“Her only question was ‘what happens tomorrow?'”
That sentence seemed to say so much. A friend, a fellow Army wife, and I had been emailing about the growing number of troops killed in Afghanistan. She told me about a good friend of hers whose husband was killed and how she had gone to see her friend soon after the woman had been notified of her husband’s death and how all her friend wanted to know was what happens tomorrow?
That sums it all up. The fear of the unknown, the wondering what life will be like when the most important person in your life is missing and will never return. In the physical world when we remove an object – like a tree stump or a loose tooth – a big hole is left behind, a hole that we can either attempt to pack with other stuff or leave alone, in the hopes that nature will eventually fill it with something else – and nature usually does, eventually. It’s the same with the loss of a person, but when that person IS your life, well, what happens tomorrow?
“What isn’t planned and, simply, cannot be planned is the response one receives to that knock on the door,” my friend said. “I have seen spouses stay in their post housing for the entire year following the death of their loved one and have seen spouses be out the door, cleared of quarters in less than five days after the notification. My friend whose husband died in 2006 knew that he had been killed before she was actually notified (she just felt it), so her response before the notification team showed up was to clean the bathroom because she knew that many people would be traipsing through her house that day. She just knew.”
I’ve been thinking about this a lot lately. Nearly every day there is news of more troops who have lost their lives in Afghanistan. For every young, handsome, face in the officially-released photos, there are people, perhaps dozens of people, who are absolutely distraught to be living without him. They are completely devastated and experiencing the darkest hours of their lives, wondering what will happen next.

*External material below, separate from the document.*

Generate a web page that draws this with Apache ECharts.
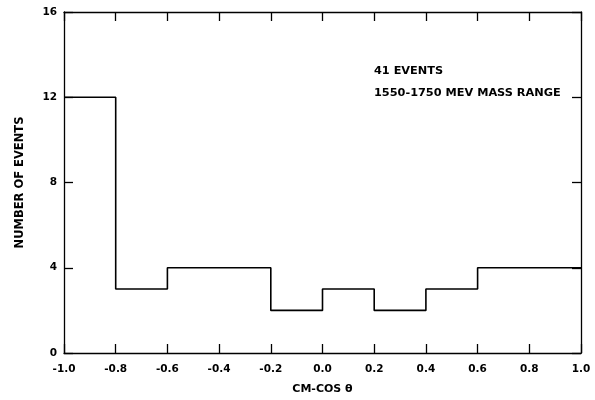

I am so grateful that I don’t know really what to say to these families. I am so grateful that I have no firsthand knowledge from which to draw. I have not lost a husband, a son or a brother. I have lost friends – and my heart will always ache with that loss – but it’s not the same. Still, with the death toll ever-rising, many of us in military families will find ourselves sitting at a familiar kitchen table, in a room we’ve been in many times before, looking at a face we know well, but at a complete loss for words. We will be trying to comfort a dear friend during a time when finding comfort is impossible. What should we say?

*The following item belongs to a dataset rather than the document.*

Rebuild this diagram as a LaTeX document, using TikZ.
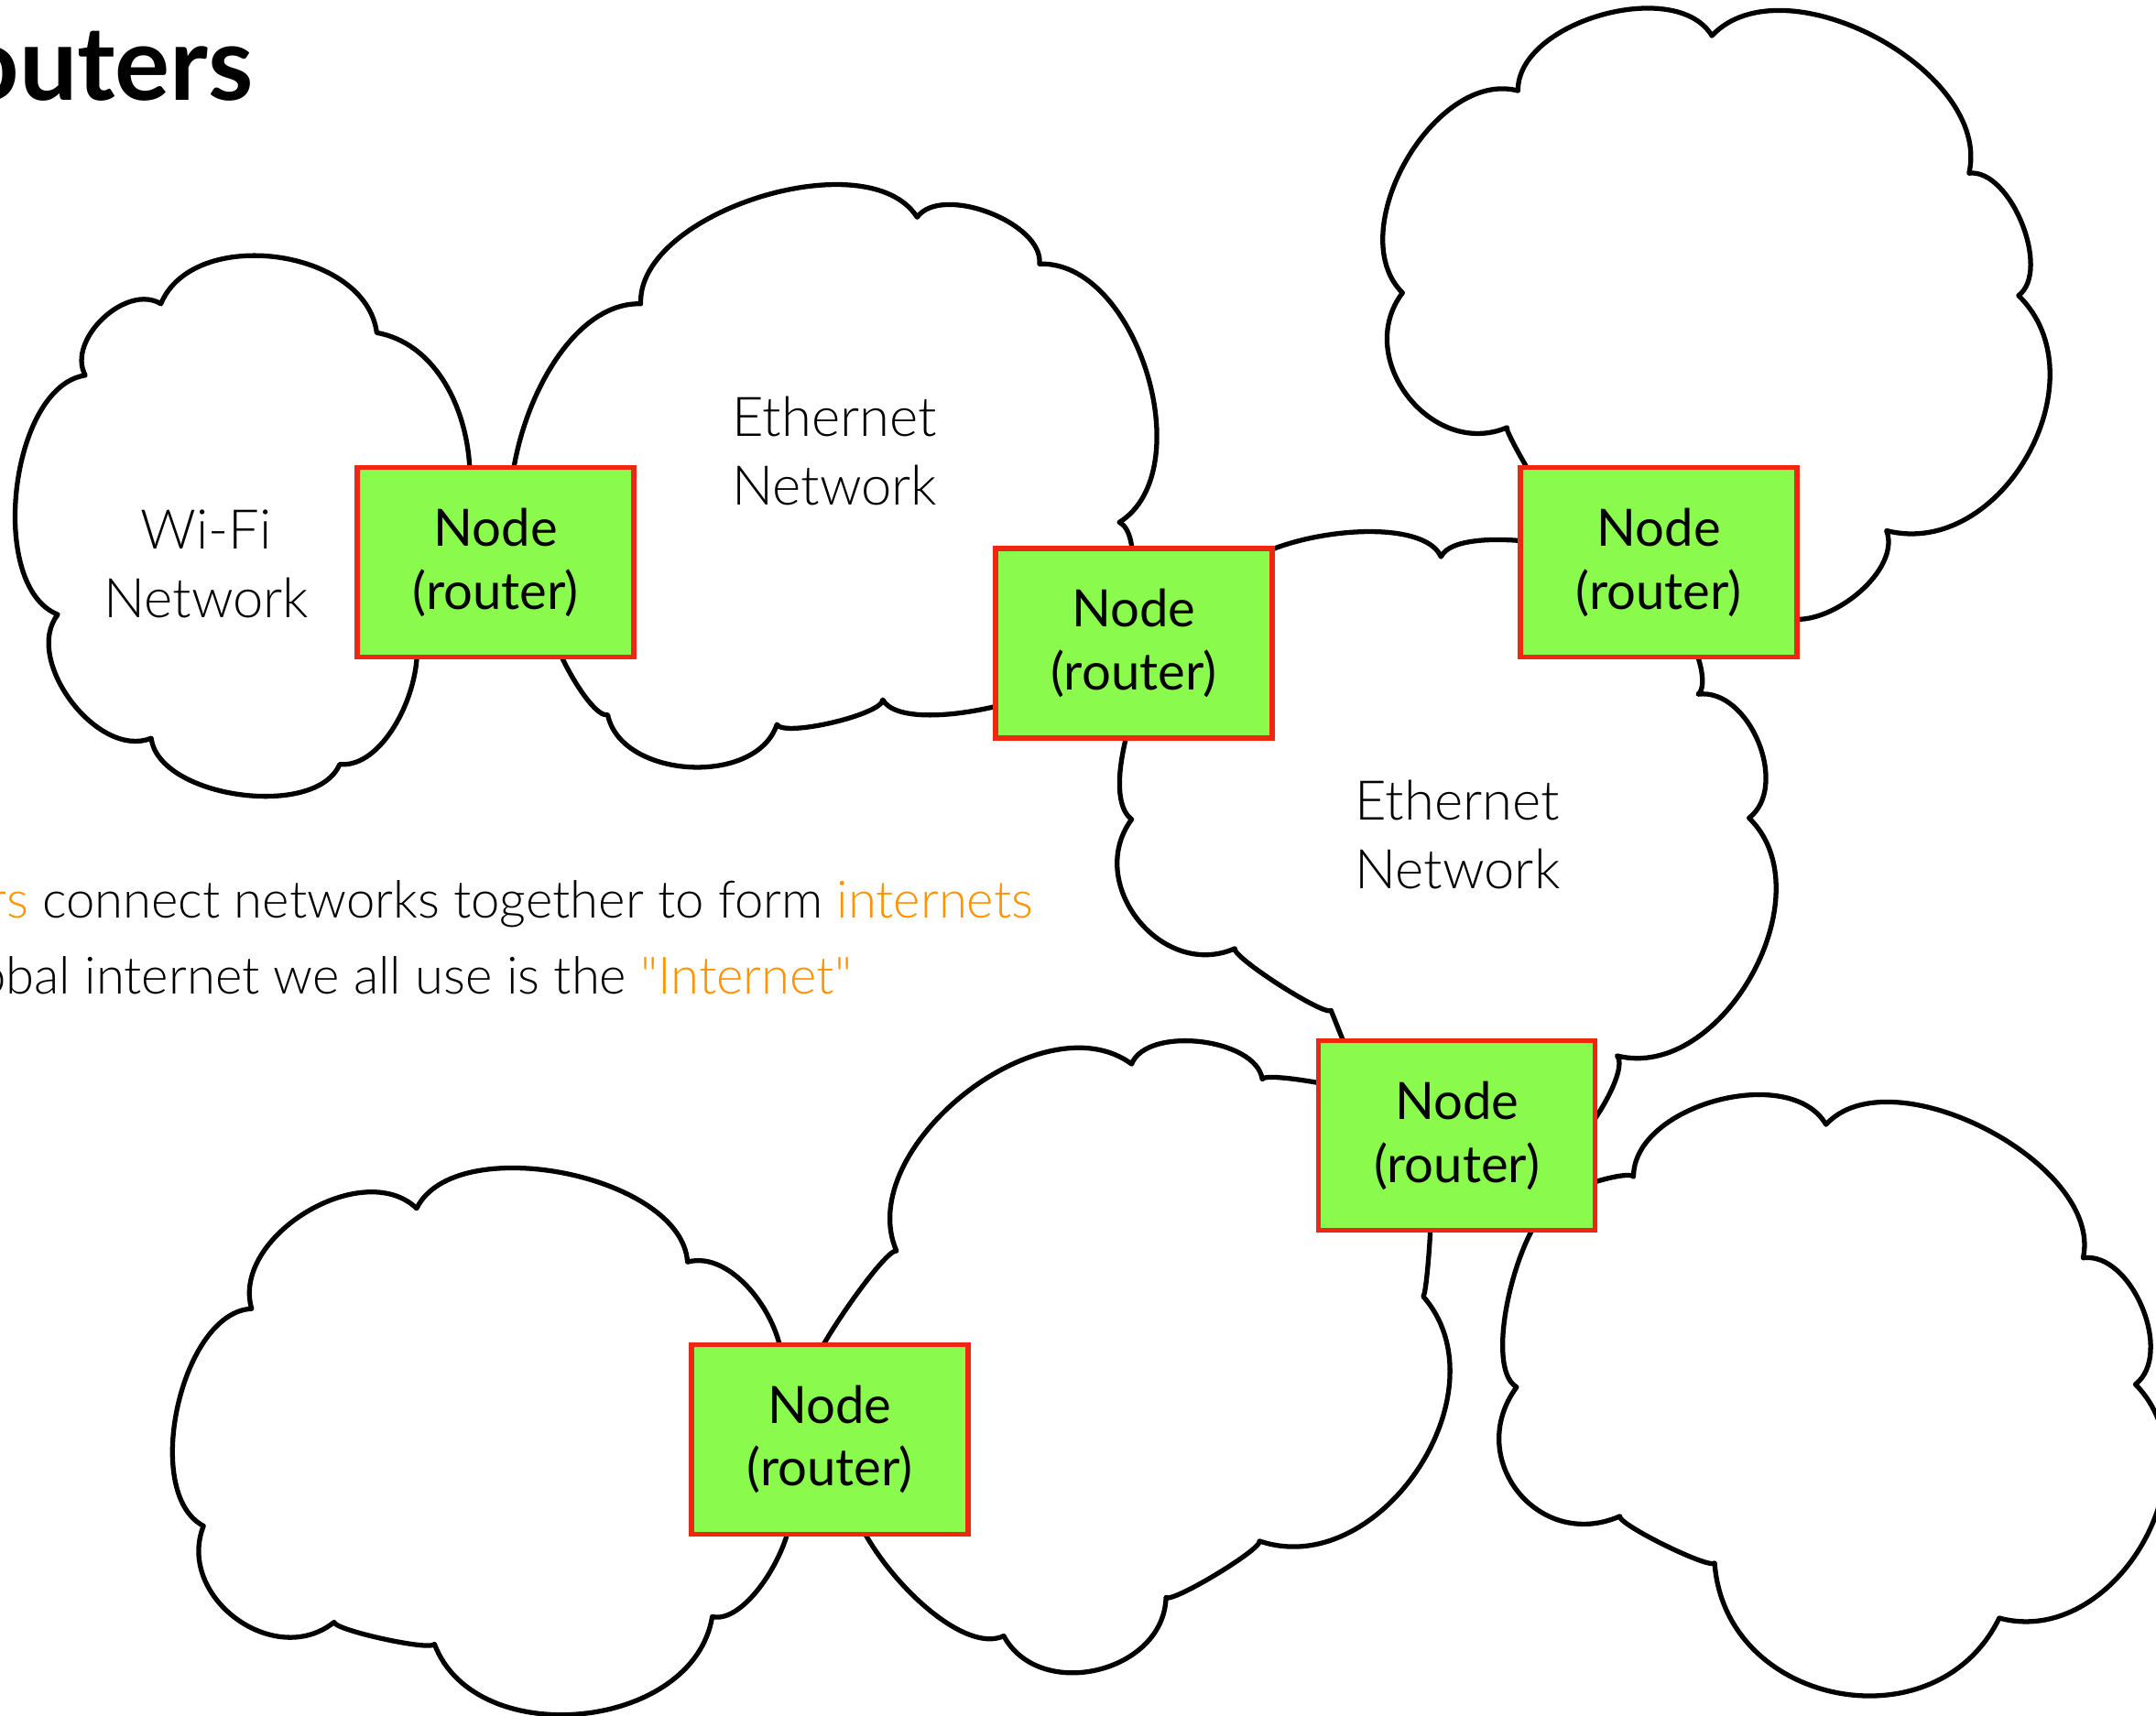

My friend and I discussed this. She told me that during her years as an Army wife she has been closely touched by the deaths of more than 130 soldiers. She has comforted many of their widows and parents and she has often been one of the first people to visit after notification of the death has been received. I have not had anywhere near so many experiences with comforting the grieving, but still I’ve had too many experiences. She and I talked about how we gauge the situation, trying to determine if the families want to talk or want to sit in silence and then we try to provide whatever it is that they want. We try to simply be there for them, whatever that may mean.
And then she offered this advice on how to approach a grieving family, particularly a family we might not yet know well. I think this might be the best advice I’ve seen anywhere:
“There is no one pat answer, but I have found a protocol that has worked for me. Before I meet with the families, I read every article from their local newspapers to learn more about their hero. What did he like to do? Where had he been? What took him into the Army? Then, when I get there, I hug, I look around the house for something that will give me a hint at what we might have in common … and then I ask them to tell me about their Soldier. I just keep asking questions about their loved one and get them to talk about all of those wonderful aspects of his personality that made him such an individual and of such great import to those who loved him. It isn’t a perfect method, but it has worked for me and I cherish those memories of learning about those who have made the ultimate sacrifice.”
That’s the key, I think. Don’t make it about the death, make it about the life. The death can’t be helped and, besides, no one should be remembered simply for dying. Remember them for the joy that they brought by living, then be quiet and just be there.